Types of Jobs in Urban Areas

There are countless types of jobs in urban areas. From part-time and full-time positions in offices to retail and service industry jobs, urban areas have long been regarded as diverse job hubs. With trends showing more people leaving rural areas for urban ones, thousands of people are looking for work in or near cities. According to the U.S. Bureau of Labor Statistics (BLS), urban transportation is one of the fastest-growing occupations. It is expected to see, on average, over 240,000 openings each year between 2020 to 2030.

Urban job opportunities in transportation include drivers and operators, like locomotive engineers, passenger vehicle drivers and subway operators. These opportunities also include mechanics, such as automotive mechanics, bicycle and motorcycle repairers, bus and truck mechanics, diesel engine specialists and rail car repairers. If you’ve ever used Lyft or Uber, these count as a transportation job. With many people opting for ride-sharing apps instead of driving themselves around, this growth is not surprising.

Types of Jobs in Rural Areas
While agricultural jobs were the most common in rural areas, they have steadily declined since the mid-20th century. Today, the most prominent examples of jobs in rural areas are educational services, manufacturing and retail sales. According to data collected by surveyors at the Census Bureau from the American Community Survey five-year statistics, educational services employed around 22 percent of the those in rural communities, with manufacturing employing around 12 percent and retail services close behind with over 10 percent.


As studies have shown, the manufacturing industry is relatively more important to rural economies than urban economies, according to writers at the U.S. Department of Agriculture. While manufacturing is not the powerful job creator it once was, employment grew by 7 percent in 2015, despite an overall 21 percent decrease in manufacturing jobs. Manufacturing plants were 23 percent less likely to survive in urban areas than rural ones. While there may be more urban job opportunities, manufacturing jobs may experience more security in rural areas.

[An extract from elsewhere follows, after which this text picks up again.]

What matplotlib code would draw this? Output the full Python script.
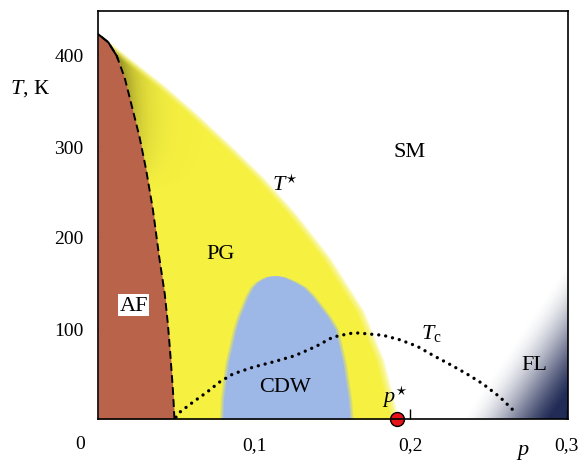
import numpy as np
import matplotlib
matplotlib.use("Agg")
import matplotlib.pyplot as plt

plt.rcParams['font.family'] = ['Liberation Serif', 'DejaVu Serif']
plt.rcParams['mathtext.fontset'] = 'custom'
plt.rcParams['mathtext.rm'] = 'Liberation Serif'
plt.rcParams['mathtext.it'] = 'Liberation Serif:italic'

# ---- data ----
# antiferromagnetic boundary T_N(p)
p_af = [0.0, 0.0066, 0.012, 0.0173, 0.0216, 0.0269, 0.0312, 0.0355, 0.0397,
        0.043, 0.0451, 0.0468, 0.0483, 0.049]
T_af = [423, 414, 399, 374, 344, 308, 271, 227, 172, 135, 99, 62, 25, 0]
# pseudogap line T*(p)
p_star = [0.0, 0.0194, 0.0408, 0.0622, 0.0835, 0.105, 0.1263, 0.1476, 0.169,
          0.182, 0.1885, 0.1915]
T_star = [423, 396, 367, 335, 301, 265, 224, 177, 119, 64, 20, 0]
# CDW dome: left / right edges vs temperature
T_cdw = [0, 22, 62, 99, 113, 135.5, 145, 150.5, 154, 156.5, 157.5]
pL_cdw = [0.0800, 0.0805, 0.0835, 0.0885, 0.091, 0.0964, 0.0995, 0.1026, 0.106, 0.109, 0.1135]
pR_cdw = [0.1615, 0.1605, 0.157, 0.152, 0.147, 0.137, 0.1315, 0.126, 0.1215, 0.118, 0.1135]
# superconducting dome Tc(p)
p_tc = [0.050, 0.0526, 0.061, 0.070, 0.078, 0.0865, 0.0995, 0.112, 0.125, 0.1295,
        0.140, 0.1506, 0.1615, 0.1667, 0.1827, 0.1936, 0.2045, 0.2147, 0.2256,
        0.2365, 0.2468, 0.2577, 0.2686]
T_tc = [2, 7.7, 18.7, 29.7, 40.7, 49.5, 57, 62.6, 69, 72, 80, 90, 94, 94.5, 92,
        87, 80, 70, 60, 49.5, 38.5, 24, 5.5]
# critical point
p_crit = [0.1917]
T_crit = [0]

x_ticks = [0.1, 0.2, 0.3]
x_ticklabels = ['0,1', '0,2', '0,3']
y_ticks = [100, 200, 300, 400]
y_ticklabels = ['100', '200', '300', '400']

brown = '#B9634B'
yellow = '#F6F140'
blue = '#9DB7E6'
navy = np.array([26, 36, 80]) / 255.0
olive = np.array([85, 80, 20]) / 255.0

fig = plt.figure(figsize=(5.82, 4.64), dpi=100)
ax = fig.add_axes([98 / 582, 44 / 464, 470 / 582, 408 / 464])
xmax = 470 / 1560
ymax = 408 / 0.91
ax.set_xlim(0, xmax)
ax.set_ylim(0, ymax)

Tg = np.linspace(0, 423, 600)
paf_g = np.interp(Tg, T_af[::-1], p_af[::-1])
pst_g = np.interp(Tg, T_star[::-1], p_star[::-1])

# pseudogap (yellow) with soft outer edge
for k in range(8):
    ax.fill_betweenx(Tg, paf_g, pst_g - 0.0035 + k * 0.0007, color=yellow,
                     alpha=0.22, lw=0, zorder=1)
ax.fill_betweenx(Tg, paf_g, pst_g - 0.0035, color=yellow, lw=0, zorder=1)

# olive shading along AF boundary near the top
pp = np.linspace(0, 0.12, 300)
TT = np.linspace(200, 425, 300)
P, TM = np.meshgrid(pp, TT)
paf_m = np.interp(TM, T_af[::-1], p_af[::-1])
pst_m = np.interp(TM, T_star[::-1], p_star[::-1])
a = np.clip((TM - 250) / 170, 0, 1) ** 1.2 * np.exp(-(P - paf_m) / 0.010) * 0.75
a = a * (P > paf_m) * np.clip((pst_m - P) / 0.006, 0, 1)
img = np.zeros(P.shape + (4,))
img[..., :3] = olive
img[..., 3] = a
ax.imshow(img, extent=[0, 0.12, 200, 425], origin='lower', aspect='auto',
          interpolation='bilinear', zorder=1.5)

# AF region
ax.fill_betweenx(Tg, 0, paf_g, color=brown, lw=0, zorder=2)

# CDW dome
Tc_g = np.linspace(0, max(T_cdw), 300)
pL_g = np.interp(Tc_g, T_cdw, pL_cdw)
pR_g = np.interp(Tc_g, T_cdw, pR_cdw)
for k in range(4):
    ax.fill_betweenx(Tc_g, pL_g - k * 0.0007, pR_g + k * 0.0007, color=blue,
                     alpha=0.3, lw=0, zorder=2)
ax.fill_betweenx(Tc_g, pL_g, pR_g, color=blue, lw=0, zorder=2)

# FL gradient in lower-right corner
pp2 = np.linspace(0.2, xmax, 240)
TT2 = np.linspace(0, 220, 240)
P2, T2 = np.meshgrid(pp2, TT2)
s = np.clip((P2 - 0.232) / 0.069 - T2 / 175, 0, 1)
s = s * s * (3 - 2 * s)
img2 = np.zeros(P2.shape + (4,))
img2[..., :3] = navy
img2[..., 3] = np.clip(s * 1.05, 0, 0.97)
ax.imshow(img2, extent=[0.2, xmax, 0, 220], origin='lower', aspect='auto',
          interpolation='bilinear', zorder=2)

# lines
ax.plot(paf_g, Tg, color='k', ls=(0, (4, 2.2)), lw=1.4, zorder=4)
top = Tg > 395
ax.plot(paf_g[top], Tg[top], color='k', lw=1.4, zorder=4)
ax.plot(p_tc, T_tc, color='k', ls=(0, (0.01, 2.1)), lw=2.4,
        dash_capstyle='round', zorder=4)
ax.plot(p_crit, T_crit, 'o', color='#E8121B', mec='k', mew=1.0, ms=10,
        clip_on=False, zorder=6)

# labels
fs = 16
ax.text(0.200, 294, 'SM', fontsize=fs, ha='center', va='center', zorder=5)
ax.text(0.120, 258, r'$T^{\star}$', fontsize=fs, ha='center', va='center', zorder=5)
ax.text(0.0788, 182, 'PG', fontsize=fs, ha='center', va='center', zorder=5)
ax.text(0.023, 125, 'AF', fontsize=fs, ha='center', va='center', zorder=5,
        bbox=dict(facecolor='white', edgecolor='none', pad=1.0))
ax.text(0.120, 36, 'CDW', fontsize=fs, ha='center', va='center', zorder=5)
ax.text(0.214, 95, r'$T_{\rm c}$', fontsize=fs, ha='center', va='center', zorder=5)
ax.text(0.280, 60, 'FL', fontsize=fs, ha='center', va='center', zorder=5)
ax.text(0.190, 25, r'$p^{\star}$', fontsize=fs, ha='center', va='center', zorder=5)

# axes styling
for sp in ax.spines.values():
    sp.set_linewidth(1.2)
    sp.set_zorder(7)
ax.set_xticks(x_ticks)
ax.set_xticklabels(x_ticklabels)
ax.set_yticks(y_ticks)
ax.set_yticklabels(y_ticklabels)
ax.tick_params(axis='both', direction='in', length=7.5, width=1.0, labelsize=14)
ax.tick_params(axis='x', pad=12)
ax.tick_params(axis='y', pad=10.5)

fig.text(80 / 582, 1 - 445 / 464, '0', fontsize=14, ha='center', va='center')
fig.text(30 / 582, 1 - 89 / 464, r'$T$, К', fontsize=fs, ha='center', va='center')
fig.text(523 / 582, 1 - 453 / 464, r'$p$', fontsize=fs, ha='center', va='center')

fig.savefig('out.png', dpi=100)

Job Growth in Urban and Rural Areas
Recent data acquired by the U.S. Bureau of Labor Statistics revealed that in December 2021, unemployment rates were lower in 375 of the 389 metropolitan areas, while 13 areas saw an increase, and one remained unchanged. 108 metropolitan areas even saw an increase in nonfarm payroll employment over the year, while the remaining metropolitan areas were relatively unchanged.


Despite the recent decrease in unemployment, Bloomberg notes that 40 percent of urban areas with a 2010 Census population of 1 million or more have seen a decline in employment levels compared to levels in 2016. However, these numbers are not seasonally adjusted. It is crucial to consider that the recent increase in unemployment rates was partly due to a global pandemic. Four of the U.S.’s most prominent cities’ pandemic rebound could not bring the numbers back up to where they were a decade ago.


Job gains have slowed in rural areas as well. According to writers at the Daily Yonder, the job increase rate in rural areas was 0.7 percent, less than a fourth of the national average. While rural areas have seen increased jobs, although still below pre-pandemic levels, the workforce in rural areas is decreasing while job growth increases around major cities.